# Aim
Without the pictures, set down the records below word for word.

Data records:

"""

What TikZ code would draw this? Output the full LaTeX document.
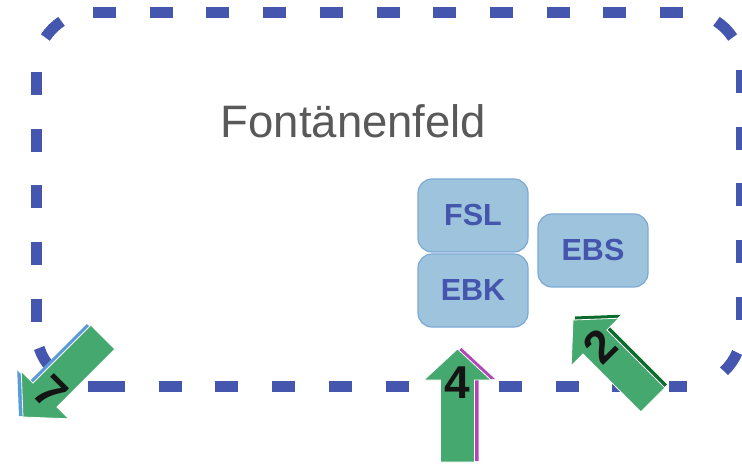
\documentclass[tikz,border=0pt]{standalone}
\usepackage{fontspec}
\setmainfont{Liberation Sans}
\definecolor{dashblue}{HTML}{4456AE}
\definecolor{boxfill}{HTML}{9EC3DC}
\definecolor{boxedge}{HTML}{7DA9D4}
\definecolor{txtblue}{HTML}{4355AD}
\definecolor{arrowgreen}{HTML}{45A86F}
\definecolor{sidepurple}{HTML}{B146B8}
\definecolor{sideblue}{HTML}{5B9BD5}
\definecolor{sidegreen}{HTML}{0B6B2A}
\definecolor{titlegray}{HTML}{595959}
\newcommand\myarrowshape{(0,0) -- (33.5,31) -- (17,31) -- (17,113) -- (-17,113) -- (-17,31) -- (-33.5,31) -- cycle}
\newcommand\myblockarrow[6]{%
  \fill[#6, shift={(#1+#4,#2+#5)}, rotate=#3] \myarrowshape;
  \filldraw[fill=arrowgreen, draw=white, line width=0.8pt, shift={(#1,#2)}, rotate=#3] \myarrowshape;
}
\begin{document}
\begin{tikzpicture}[x=1pt,y=1pt,yscale=-1,
  frame/.style={draw=dashblue, line width=11pt},
  dashes/.style={frame, dash pattern=on 23pt off 33.7pt},
  box/.style={draw=boxedge, fill=boxfill, line width=1.2pt, rounded corners=14pt,
    minimum width=110pt, minimum height=73pt, inner sep=0pt, text=txtblue,
    font=\bfseries\fontsize{30.5}{34}\selectfont},
  num/.style={inner sep=0pt, text=black!92, font=\bfseries\fontsize{46}{50}\selectfont}]
\useasboundingbox (0,0) rectangle (742,465);

% dashed rounded frame
\draw[dashes] (93,12.5) -- (686.5,12.5);
\draw[dashes] (741.5,70) -- (741.5,331);
\draw[dashes] (36.5,72) -- (36.5,331);
\draw[dashes] (102,386) -- (686.5,386);
\draw[frame] (88,386) -- (102,386);
\draw[frame] (91.5,67.5) ++(213:55) arc[start angle=213, end angle=237, radius=55];
\draw[frame] (686.5,67.5) ++(303:55) arc[start angle=303, end angle=327, radius=55];
\draw[frame] (686.5,331) ++(23:55) arc[start angle=23, end angle=47, radius=55];
\draw[frame] (91.5,331) ++(138:55) arc[start angle=138, end angle=162, radius=55];

% title
\node[anchor=base, inner sep=0pt, text=titlegray, font=\fontsize{45.5}{50}\selectfont]
  (title) at (353.5,138) {Fontänenfeld};

% boxes
\node[box] (fsl) at (473,215.5) {FSL};
\node[box] (ebk) at (473,290.5) {EBK};
\node[box] (ebs) at (593,250.5) {EBS};

% block arrows
\myblockarrow{457.5}{349}{0}{4}{-1}{sidepurple}
\myblockarrow{573}{320}{-45}{2}{-3.5}{sidegreen}
\myblockarrow{23}{417}{-135}{-4}{-1}{sideblue}

\node[num] (n4) at (457,383) {4};
\node[num, rotate=45] (n2) at (600,346) {2};
\node[num, rotate=-45] (n7) at (51,392) {7};
\end{tikzpicture}
\end{document}
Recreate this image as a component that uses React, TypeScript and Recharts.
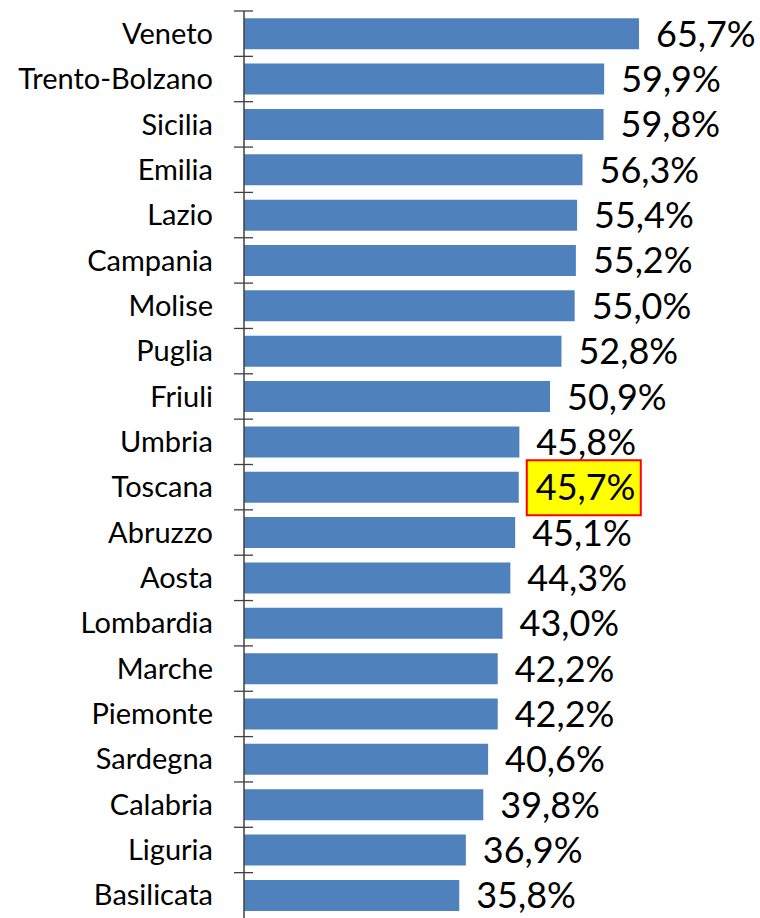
import React from "react";
import { BarChart, Bar, XAxis, YAxis, LabelList } from "recharts";

const categories = [
  "Veneto", "Trento-Bolzano", "Sicilia", "Emilia", "Lazio", "Campania", "Molise",
  "Puglia", "Friuli", "Umbria", "Toscana", "Abruzzo", "Aosta", "Lombardia",
  "Marche", "Piemonte", "Sardegna", "Calabria", "Liguria", "Basilicata",
];
const values = [
  65.7, 59.9, 59.8, 56.3, 55.4, 55.2, 55.0, 52.8, 50.9, 45.8, 45.7, 45.1, 44.3,
  43.0, 42.2, 42.2, 40.6, 39.8, 36.9, 35.8,
];
const highlighted = "Toscana";
const xDomain: [number, number] = [0, 80];

const data = categories.map((name, i) => ({ name, value: values[i] }));

const W = 760;
const H = 918;
const MARGIN = { top: 11, right: 35, bottom: 0, left: 0 };
const Y_AXIS_W = 244;
const BAND = (H - MARGIN.top - MARGIN.bottom) / categories.length;
const AXIS_X = MARGIN.left + Y_AXIS_W;

const FONT = "Lato, 'Open Sans', sans-serif";

const fmt = (v: number) => v.toFixed(1).replace(".", ",") + "%";

const CategoryTick = (props: any) => {
  const { y, payload } = props;
  const top = y - BAND / 2;
  return (
    <g>
      <line x1={AXIS_X - 10} x2={AXIS_X + 9} y1={top} y2={top} stroke="#404040" strokeWidth={1.3} />
      <text
        x={AXIS_X - 31}
        y={y}
        dy="0.35em"
        textAnchor="end"
        fontFamily={FONT}
        fontSize={29}
        fill="#000"
      >
        {payload.value}
      </text>
    </g>
  );
};

const ValueLabel = (props: any) => {
  const { x, y, width, height, value, index } = props;
  const tx = x + width + 17;
  const cy = y + height / 2;
  const isHi = categories[index] === highlighted;
  return (
    <g>
      {isHi && (
        <rect
          x={x + width + 8}
          y={cy - 27}
          width={114}
          height={55}
          fill="#FFFF00"
          stroke="#FF0000"
          strokeWidth={2}
        />
      )}
      <text
        x={tx}
        y={cy}
        dy="0.36em"
        textAnchor="start"
        fontFamily={FONT}
        fontSize={36}
        fill="#000"
      >
        {fmt(value)}
      </text>
    </g>
  );
};

export default function App() {
  return (
    <div style={{ position: "absolute", left: 0, top: 0, width: W, height: H, background: "#fff" }}>
      <BarChart
        width={W}
        height={H}
        data={data}
        layout="vertical"
        margin={MARGIN}
        barCategoryGap="16%"
      >
        <XAxis type="number" domain={xDomain} hide />
        <YAxis
          type="category"
          dataKey="name"
          width={Y_AXIS_W}
          axisLine={{ stroke: "#404040", strokeWidth: 1.5 }}
          tickLine={false}
          tick={<CategoryTick />}
          interval={0}
        />
        <Bar dataKey="value" fill="#4F81BD" isAnimationActive={false}>
          <LabelList dataKey="value" content={<ValueLabel />} />
        </Bar>
      </BarChart>
    </div>
  );
}
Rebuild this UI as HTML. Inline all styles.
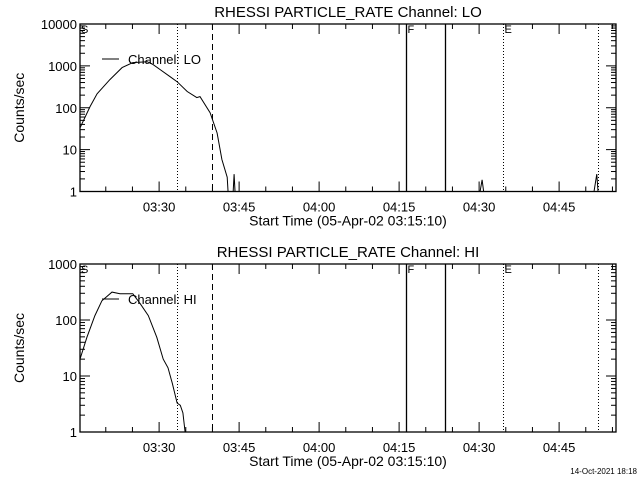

"""

# Response
What TikZ code would draw this? Output the full LaTeX document.
\documentclass[tikz,border=0pt]{standalone}
\usepackage{fontspec}
\setmainfont{Liberation Sans}
\definecolor{dashblue}{HTML}{4456AE}
\definecolor{boxfill}{HTML}{9EC3DC}
\definecolor{boxedge}{HTML}{7DA9D4}
\definecolor{txtblue}{HTML}{4355AD}
\definecolor{arrowgreen}{HTML}{45A86F}
\definecolor{sidepurple}{HTML}{B146B8}
\definecolor{sideblue}{HTML}{5B9BD5}
\definecolor{sidegreen}{HTML}{0B6B2A}
\definecolor{titlegray}{HTML}{595959}
\newcommand\myarrowshape{(0,0) -- (33.5,31) -- (17,31) -- (17,113) -- (-17,113) -- (-17,31) -- (-33.5,31) -- cycle}
\newcommand\myblockarrow[6]{%
  \fill[#6, shift={(#1+#4,#2+#5)}, rotate=#3] \myarrowshape;
  \filldraw[fill=arrowgreen, draw=white, line width=0.8pt, shift={(#1,#2)}, rotate=#3] \myarrowshape;
}
\begin{document}
\begin{tikzpicture}[x=1pt,y=1pt,yscale=-1,
  frame/.style={draw=dashblue, line width=11pt},
  dashes/.style={frame, dash pattern=on 23pt off 33.7pt},
  box/.style={draw=boxedge, fill=boxfill, line width=1.2pt, rounded corners=14pt,
    minimum width=110pt, minimum height=73pt, inner sep=0pt, text=txtblue,
    font=\bfseries\fontsize{30.5}{34}\selectfont},
  num/.style={inner sep=0pt, text=black!92, font=\bfseries\fontsize{46}{50}\selectfont}]
\useasboundingbox (0,0) rectangle (742,465);

% dashed rounded frame
\draw[dashes] (93,12.5) -- (686.5,12.5);
\draw[dashes] (741.5,70) -- (741.5,331);
\draw[dashes] (36.5,72) -- (36.5,331);
\draw[dashes] (102,386) -- (686.5,386);
\draw[frame] (88,386) -- (102,386);
\draw[frame] (91.5,67.5) ++(213:55) arc[start angle=213, end angle=237, radius=55];
\draw[frame] (686.5,67.5) ++(303:55) arc[start angle=303, end angle=327, radius=55];
\draw[frame] (686.5,331) ++(23:55) arc[start angle=23, end angle=47, radius=55];
\draw[frame] (91.5,331) ++(138:55) arc[start angle=138, end angle=162, radius=55];

% title
\node[anchor=base, inner sep=0pt, text=titlegray, font=\fontsize{45.5}{50}\selectfont]
  (title) at (353.5,138) {Fontänenfeld};

% boxes
\node[box] (fsl) at (473,215.5) {FSL};
\node[box] (ebk) at (473,290.5) {EBK};
\node[box] (ebs) at (593,250.5) {EBS};

% block arrows
\myblockarrow{457.5}{349}{0}{4}{-1}{sidepurple}
\myblockarrow{573}{320}{-45}{2}{-3.5}{sidegreen}
\myblockarrow{23}{417}{-135}{-4}{-1}{sideblue}

\node[num] (n4) at (457,383) {4};
\node[num, rotate=45] (n2) at (600,346) {2};
\node[num, rotate=-45] (n7) at (51,392) {7};
\end{tikzpicture}
\end{document}
Recreate this image as a component that uses React, TypeScript and Recharts.
import React from "react";
import { BarChart, Bar, XAxis, YAxis, LabelList } from "recharts";

const categories = [
  "Veneto", "Trento-Bolzano", "Sicilia", "Emilia", "Lazio", "Campania", "Molise",
  "Puglia", "Friuli", "Umbria", "Toscana", "Abruzzo", "Aosta", "Lombardia",
  "Marche", "Piemonte", "Sardegna", "Calabria", "Liguria", "Basilicata",
];
const values = [
  65.7, 59.9, 59.8, 56.3, 55.4, 55.2, 55.0, 52.8, 50.9, 45.8, 45.7, 45.1, 44.3,
  43.0, 42.2, 42.2, 40.6, 39.8, 36.9, 35.8,
];
const highlighted = "Toscana";
const xDomain: [number, number] = [0, 80];

const data = categories.map((name, i) => ({ name, value: values[i] }));

const W = 760;
const H = 918;
const MARGIN = { top: 11, right: 35, bottom: 0, left: 0 };
const Y_AXIS_W = 244;
const BAND = (H - MARGIN.top - MARGIN.bottom) / categories.length;
const AXIS_X = MARGIN.left + Y_AXIS_W;

const FONT = "Lato, 'Open Sans', sans-serif";

const fmt = (v: number) => v.toFixed(1).replace(".", ",") + "%";

const CategoryTick = (props: any) => {
  const { y, payload } = props;
  const top = y - BAND / 2;
  return (
    <g>
      <line x1={AXIS_X - 10} x2={AXIS_X + 9} y1={top} y2={top} stroke="#404040" strokeWidth={1.3} />
      <text
        x={AXIS_X - 31}
        y={y}
        dy="0.35em"
        textAnchor="end"
        fontFamily={FONT}
        fontSize={29}
        fill="#000"
      >
        {payload.value}
      </text>
    </g>
  );
};

const ValueLabel = (props: any) => {
  const { x, y, width, height, value, index } = props;
  const tx = x + width + 17;
  const cy = y + height / 2;
  const isHi = categories[index] === highlighted;
  return (
    <g>
      {isHi && (
        <rect
          x={x + width + 8}
          y={cy - 27}
          width={114}
          height={55}
          fill="#FFFF00"
          stroke="#FF0000"
          strokeWidth={2}
        />
      )}
      <text
        x={tx}
        y={cy}
        dy="0.36em"
        textAnchor="start"
        fontFamily={FONT}
        fontSize={36}
        fill="#000"
      >
        {fmt(value)}
      </text>
    </g>
  );
};

export default function App() {
  return (
    <div style={{ position: "absolute", left: 0, top: 0, width: W, height: H, background: "#fff" }}>
      <BarChart
        width={W}
        height={H}
        data={data}
        layout="vertical"
        margin={MARGIN}
        barCategoryGap="16%"
      >
        <XAxis type="number" domain={xDomain} hide />
        <YAxis
          type="category"
          dataKey="name"
          width={Y_AXIS_W}
          axisLine={{ stroke: "#404040", strokeWidth: 1.5 }}
          tickLine={false}
          tick={<CategoryTick />}
          interval={0}
        />
        <Bar dataKey="value" fill="#4F81BD" isAnimationActive={false}>
          <LabelList dataKey="value" content={<ValueLabel />} />
        </Bar>
      </BarChart>
    </div>
  );
}
Rebuild this UI as HTML. Inline all styles.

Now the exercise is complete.